Tetyana Ogarkova considère, elle aussi, que la défaite de la Russie à Kherson est inévitable. "Militairement, les forces russes ne sont pas en capacité de tenir. Mais la bataille de Kherson est un enjeu politique énorme pour Moscou. La perte de la ville représente un coût bien trop important pour Vladimir Poutine car elle pourrait menacer la stabilité de son régime." 

Le 30 septembre dernier, en annexant officiellement les quatre régions ukrainiennes de Donetsk, Louhansk, Zaporijjia et Kherson, Vladimir Poutine avait prévenu que la Russie userait de toute sa "force" et de ses "moyens" pour les défendre. 

Depuis quelques jours, le maître du Kremlin accuse avec insistance les Ukrainiens de préparer une "bombe sale", constituée d'explosifs conventionnels, entourés de matériaux radioactifs. Une accusation rejetée par Kiev et ses soutiens, qui redoutent qu’elle serve de prétexte à Moscou pour une escalade du conflit.

"Poutine a affirmé que les régions annexées étaient désormais russes.
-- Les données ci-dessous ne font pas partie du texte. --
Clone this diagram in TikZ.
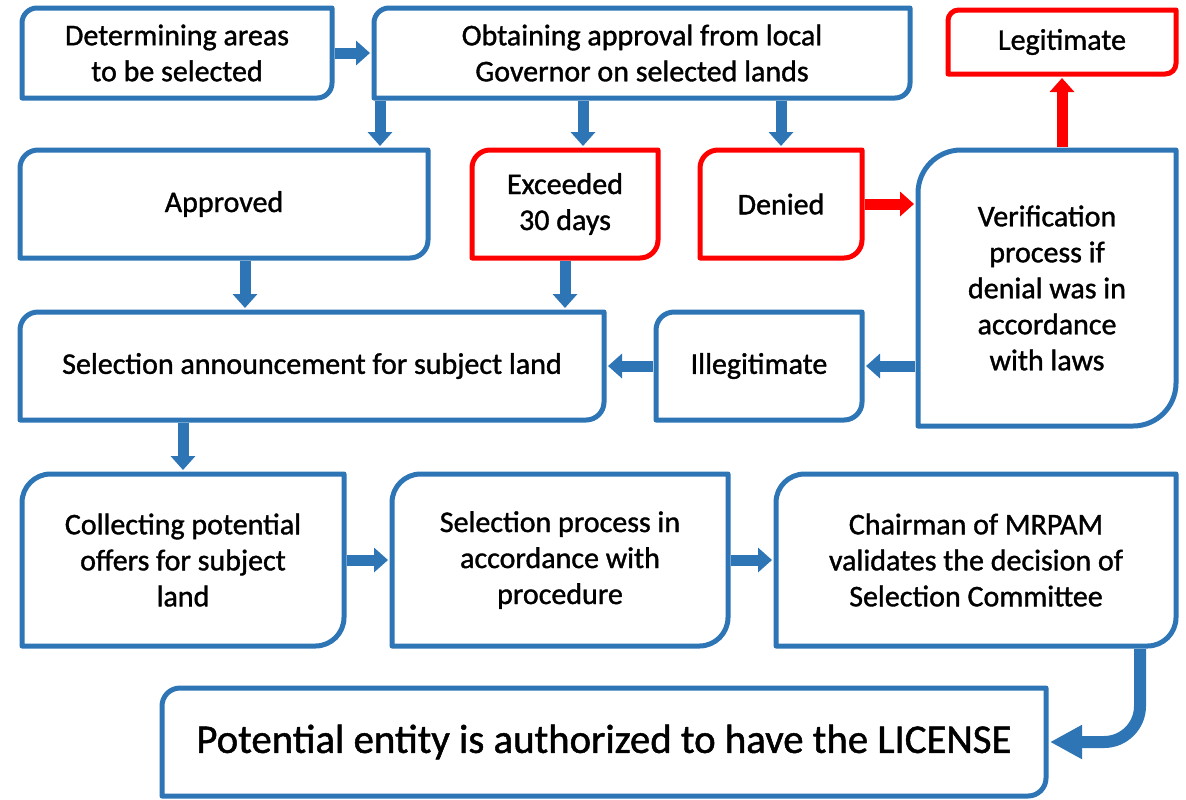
\documentclass[tikz,border=0pt]{standalone}
\usepackage{fontspec}
\setmainfont{Carlito}[FakeBold=1.2]
\usetikzlibrary{arrows.meta}
\definecolor{flowblue}{RGB}{46,117,182}
\definecolor{flowred}{RGB}{255,0,0}
\tikzset{
	box/.style={inner sep=0pt, outer sep=0pt, align=center, anchor=north west, font=\fontsize{15}{18}\selectfont},
	barrow/.style={line width=5.5pt, flowblue, shorten <=1.5pt, shorten >=2pt, -{Triangle[width=12pt,length=7pt]}},
	rarrow/.style={barrow, flowred},
}
\begin{document}
\begin{tikzpicture}[x=0.5pt, y=0.5pt, line join=round]
	\fill[white] (0,0) rectangle (1186,-799);
	\useasboundingbox (0,0) rectangle (1186,-799);
	% top row
	\node[box, minimum width=155pt, minimum height=45pt] (det) at (22,-8) {Determining areas\\to be selected};
	\node[box, minimum width=268pt, minimum height=45pt] (obt) at (374,-8) {Obtaining approval from local\\Governor on selected lands};
	\node[box, minimum width=114pt, minimum height=32pt] (leg) at (948,-10) {Legitimate};
	% answers of the governor
	\node[box, minimum width=204pt, minimum height=54pt] (app) at (20,-150) {Approved};
	\node[box, minimum width=93pt, minimum height=54pt] (exc) at (472,-150) {Exceeded\\30 days};
	\node[box, minimum width=81pt, minimum height=54pt] (den) at (700,-150) {Denied};
	\node[box, minimum width=129pt, minimum height=138pt] (ver) at (918,-150) {Verification\\process if\\denial was in\\accordance\\with laws};
	\node[box, minimum width=292pt, minimum height=54pt] (sel) at (20,-312) {Selection announcement for subject land};
	\node[box, minimum width=103pt, minimum height=54pt] (ill) at (656,-312) {Illegitimate};
	% selection
	\node[box, minimum width=161pt, minimum height=86pt] (col) at (22,-474) {Collecting potential\\offers for subject\\land};
	\node[box, minimum width=168pt, minimum height=86pt] (pro) at (392,-474) {Selection process in\\accordance with\\procedure};
	\node[box, minimum width=200pt, minimum height=86pt] (cha) at (776,-474) {Chairman of MRPAM\\validates the decision of\\Selection Committee};
	\node[box, minimum width=442pt, minimum height=54pt, font=\fontsize{20.4}{24}\selectfont] (pot) at (162,-688) {\raisebox{-3pt}{Potential entity is authorized to have the LICENSE}};

	% connectors
	\coordinate (a1) at ([xshift=3pt]obt.south west);
	\coordinate (a2) at ([xshift=9pt]exc.north);
	\coordinate (a3) at ([xshift=10.5pt]app.south);
	\coordinate (a4) at ([xshift=-18pt]cha.south east);
	\draw[barrow] (det) -- (obt);
	\draw[barrow] (a1) -- (a1 |- app.north);
	\draw[barrow] (a2 |- obt.south) -- (a2);
	\draw[barrow] (den.north |- obt.south) -- (den.north);
	\draw[rarrow] (den.east) -- (den.east -| ver.west);
	\draw[rarrow] (leg.south |- ver.north) -- (leg.south);
	\draw[barrow] (a3) -- (a3 |- sel.north);
	\draw[barrow] (exc.south) -- (exc.south |- sel.north);
	\draw[barrow] (ill.east -| ver.west) -- (ill.east);
	\draw[barrow] (ill) -- (sel);
	\draw[barrow] (col.north |- sel.south) -- (col.north);
	\draw[barrow] (col) -- (pro);
	\draw[barrow] (pro) -- (cha);
	\draw[barrow, line width=6pt, rounded corners=18pt, -{Triangle[width=16pt,length=16pt]}] (a4) |- (pot.east);

	% borders with rounded top left and bottom right corners
	\foreach \n/\c/\r in {det/flowblue/7.5pt, obt/flowblue/7.5pt, leg/flowred/5.3pt, app/flowblue/9pt,
		exc/flowred/9pt, den/flowred/9pt, ver/flowblue/21.5pt, sel/flowblue/9pt, ill/flowblue/9pt,
		col/flowblue/14.3pt, pro/flowblue/14.3pt, cha/flowblue/14.3pt, pot/flowblue/9pt}
		\draw[\c, line width=2.5pt] (\n.south west) -- ([yshift=-\r]\n.north west)
			arc[start angle=180, end angle=90, radius=\r] -- (\n.north east)
			-- ([yshift=\r]\n.south east) arc[start angle=0, end angle=-90, radius=\r] -- cycle;
\end{tikzpicture}
\end{document}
Que se passe-t-il une fois que les Ukrainiens reprennent l’un de ces territoires ?", s’interroge Gauthier Rybinski, chroniqueur international à France 24. "Pour l’instant, Poutine n’a pas réactivé cet argument mais il faut le garder en tête car cela peut être un des leviers pour éventuellement se servir lui-même de cette fameuse bombe sale, qu’il accuse les Ukrainiens de préparer."